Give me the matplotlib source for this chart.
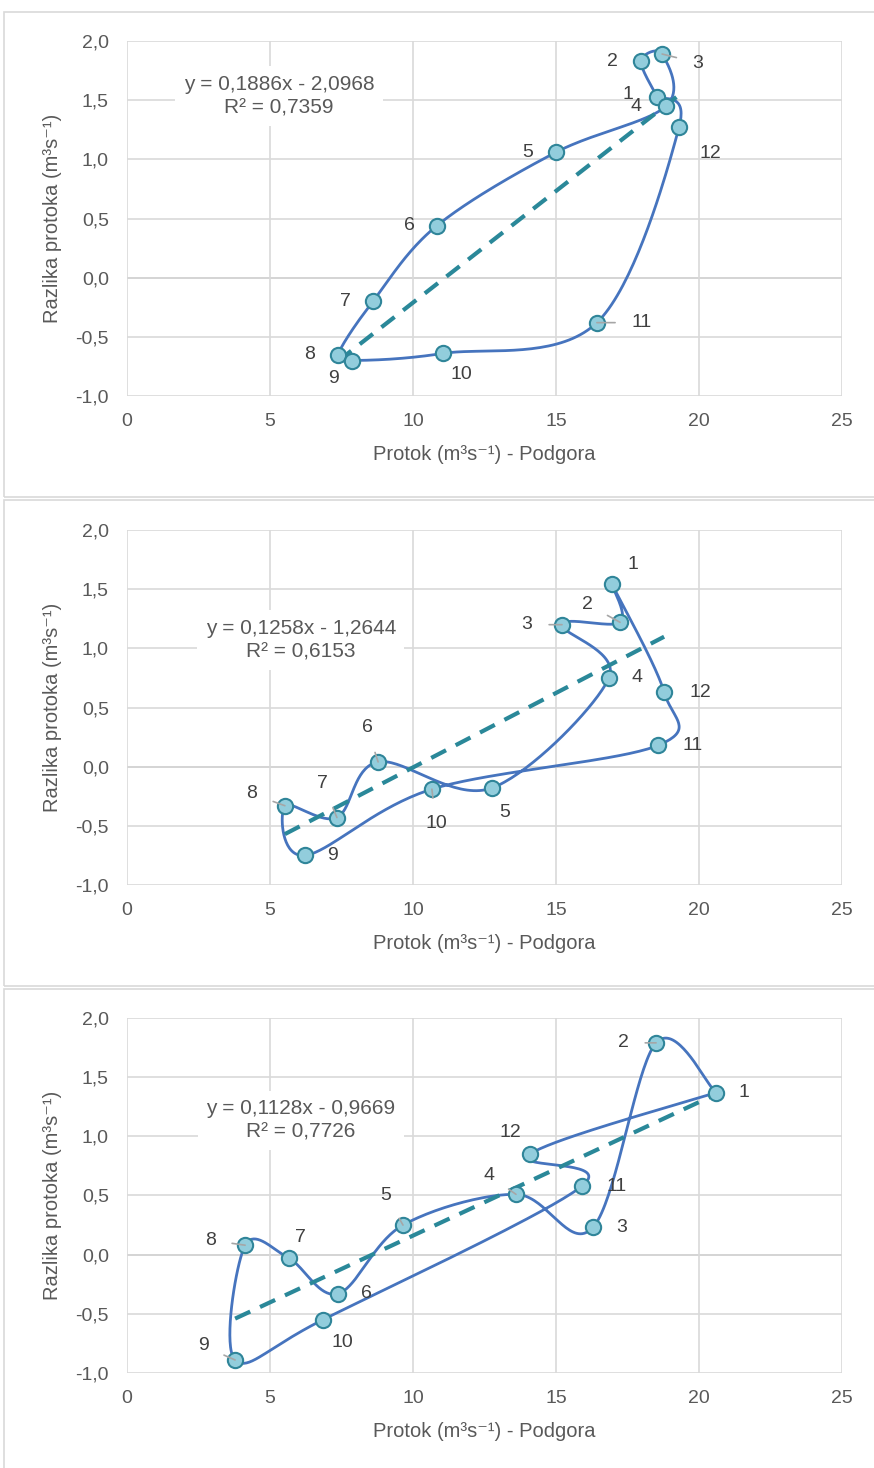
import numpy as np
import matplotlib
matplotlib.use("Agg")
import matplotlib.pyplot as plt
from matplotlib.patches import Rectangle
from matplotlib.ticker import FuncFormatter, MultipleLocator

plt.rcParams['font.family'] = ['Liberation Sans', 'DejaVu Sans']

# podaci (mjeseci 1..12)
mjeseci = [str(i) for i in range(1, 13)]

x1 = [18.53, 17.97, 18.71, 18.85, 15.00, 10.84, 8.60, 7.38, 7.87, 11.05, 16.43, 19.30]
y1 = [1.53, 1.83, 1.89, 1.45, 1.06, 0.44, -0.20, -0.65, -0.70, -0.64, -0.38, 1.27]

x2 = [16.96, 17.24, 15.21, 16.85, 12.76, 8.78, 7.34, 5.52, 6.22, 10.66, 18.57, 18.78]
y2 = [1.54, 1.22, 1.20, 0.75, -0.18, 0.04, -0.43, -0.33, -0.75, -0.19, 0.18, 0.63]

x3 = [20.59, 18.50, 16.29, 13.60, 9.65, 7.38, 5.66, 4.13, 3.78, 6.85, 15.91, 14.09]
y3 = [1.37, 1.79, 0.23, 0.51, 0.25, -0.33, -0.03, 0.08, -0.89, -0.55, 0.58, 0.85]

nagib = [0.1886, 0.1258, 0.1128]
odsjecak = [-2.0968, -1.2644, -0.9669]
r2 = [0.7359, 0.6153, 0.7726]

# raspored oznaka (pomak u pikselima) i koje imaju linije vodilice
off1 = [(-29, 2), (-29, 0), (36, -9), (-30, 0), (-28, 0), (-28, 0), (-28, 0),
        (-29, 0), (-19, -18), (18, -21), (45, 0), (31, -26)]
lead1 = [False, False, True, False, False, False, False, False, False, False, True, False]
off2 = [(21, 20), (-33, 18), (-35, 0), (28, 0), (13, -25), (-11, 34), (-14, 34),
        (-33, 12), (28, 0), (4, -34), (35, 0), (36, 0)]
lead2 = [False, True, True, False, False, True, True, True, False, True, False, False]
off3 = [(28, 0), (-33, 0), (29, 0), (-27, 19), (-17, 30), (28, 0), (12, 21),
        (-35, 5), (-32, 14), (19, -23), (35, 0), (-20, 22)]
lead3 = [False, True, False, True, True, False, False, True, True, False, False, False]
eq_pos = [(5.31, 1.535), (6.08, 1.07), (6.08, 1.135)]


def glatko(x, y, n=40):
    # Excel-like smoothing (Catmull-Rom), zatvorena petlja 1..12,1
    px = np.array(list(x) + [x[0]])
    py = np.array(list(y) + [y[0]])
    px = np.concatenate([[px[0]], px, [px[-1]]])
    py = np.concatenate([[py[0]], py, [py[-1]]])
    xs, ys = [], []
    t = np.linspace(0, 1, n)
    for i in range(1, len(px) - 2):
        for P, out in ((px, xs), (py, ys)):
            p0, p1, p2, p3 = P[i - 1], P[i], P[i + 1], P[i + 2]
            c1 = p1 + (p2 - p0) / 6
            c2 = p2 - (p3 - p1) / 6
            out.extend((1 - t)**3 * p1 + 3 * (1 - t)**2 * t * c1 + 3 * (1 - t) * t**2 * c2 + t**3 * p2)
    return np.array(xs), np.array(ys)


fig = plt.figure(figsize=(8.74, 14.68), dpi=100)
W, H = 874, 1468
FS = 14

# okviri grafova
for top, bot in [(12, 497), (500, 986), (989, 1475)]:
    fig.patches.append(Rectangle((4 / W, 1 - bot / H), 1.0, (bot - top) / H,
                                 transform=fig.transFigure, fill=False,
                                 edgecolor='#D9D9D9', lw=1.2))

siva = '#595959'
podaci = [(x1, y1, off1, lead1), (x2, y2, off2, lead2), (x3, y3, off3, lead3)]
tops = [41, 530, 1018]

for k, (x, y, off, lead) in enumerate(podaci):
    top = tops[k]
    ax = fig.add_axes([127 / W, 1 - (top + 355) / H, 715 / W, 355 / H])
    ax.set_xlim(0, 25)
    ax.set_ylim(-1, 2)
    ax.xaxis.set_major_locator(MultipleLocator(5))
    ax.yaxis.set_major_locator(MultipleLocator(0.5))
    ax.yaxis.set_major_formatter(FuncFormatter(lambda v, p: f"{v:.1f}".replace('.', ',')))
    for s in ax.spines.values():
        s.set_visible(False)
    ax.grid(True, color='#D9D9D9', lw=1.2)
    ax.set_axisbelow(True)
    ax.axhline(0, color='#BFBFBF', lw=1.3, zorder=0.5)
    ax.tick_params(length=0, labelsize=FS, labelcolor=siva)
    ax.tick_params(axis='y', pad=13)
    ax.tick_params(axis='x', pad=12)

    sx, sy = glatko(x, y)
    ax.plot(sx, sy, color='#4674BE', lw=2, zorder=2)

    tx = np.array([min(x), max(x)])
    ax.plot(tx, nagib[k] * tx + odsjecak[k], color='#2A8899', lw=3,
            dashes=(4, 2.6), zorder=3)

    ax.plot(x, y, 'o', ms=11, mfc='#92CDDC', mec='#2F8599', mew=1.5, zorder=4)

    for i, lab in enumerate(mjeseci):
        dx, dy = off[i]
        if lead[i]:
            ax.annotate(lab, (x[i], y[i]), xytext=(dx, dy), textcoords='offset pixels',
                        ha='center', va='center', fontsize=FS, color='#404040',
                        arrowprops=dict(arrowstyle='-', color='#A6A6A6', lw=1.2,
                                        shrinkA=10, shrinkB=0), zorder=5)
        else:
            ax.annotate(lab, (x[i], y[i]), xytext=(dx, dy), textcoords='offset pixels',
                        ha='center', va='center', fontsize=FS, color='#404040', zorder=5)

    eq = f"y = {nagib[k]:.4f}x - {abs(odsjecak[k]):.4f}\nR² = {r2[k]:.4f}".replace('.', ',')
    ax.text(eq_pos[k][0], eq_pos[k][1], eq, ha='center', va='center', fontsize=15,
            color=siva, linespacing=1.3, zorder=1.5,
            bbox=dict(facecolor='white', edgecolor='none', pad=6))

    ax.set_xlabel('Protok (m³s⁻¹) - Podgora', fontsize=14.5, color=siva, labelpad=11)
    ax.set_ylabel('Razlika protoka (m³s⁻¹)', fontsize=14.5, color=siva, labelpad=10)

fig.savefig('out.png', dpi=100, facecolor='white')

——————

Aim of the exercise:
Return only the lines from the start of the data through the line that contains "-0.19, 0.18, 0.63]", please, copying them exactly and omitting all pictures.

Expected output:
Give me the matplotlib source for this chart.
import numpy as np
import matplotlib
matplotlib.use("Agg")
import matplotlib.pyplot as plt
from matplotlib.patches import Rectangle
from matplotlib.ticker import FuncFormatter, MultipleLocator

plt.rcParams['font.family'] = ['Liberation Sans', 'DejaVu Sans']

# podaci (mjeseci 1..12)
mjeseci = [str(i) for i in range(1, 13)]

x1 = [18.53, 17.97, 18.71, 18.85, 15.00, 10.84, 8.60, 7.38, 7.87, 11.05, 16.43, 19.30]
y1 = [1.53, 1.83, 1.89, 1.45, 1.06, 0.44, -0.20, -0.65, -0.70, -0.64, -0.38, 1.27]

x2 = [16.96, 17.24, 15.21, 16.85, 12.76, 8.78, 7.34, 5.52, 6.22, 10.66, 18.57, 18.78]
y2 = [1.54, 1.22, 1.20, 0.75, -0.18, 0.04, -0.43, -0.33, -0.75, -0.19, 0.18, 0.63]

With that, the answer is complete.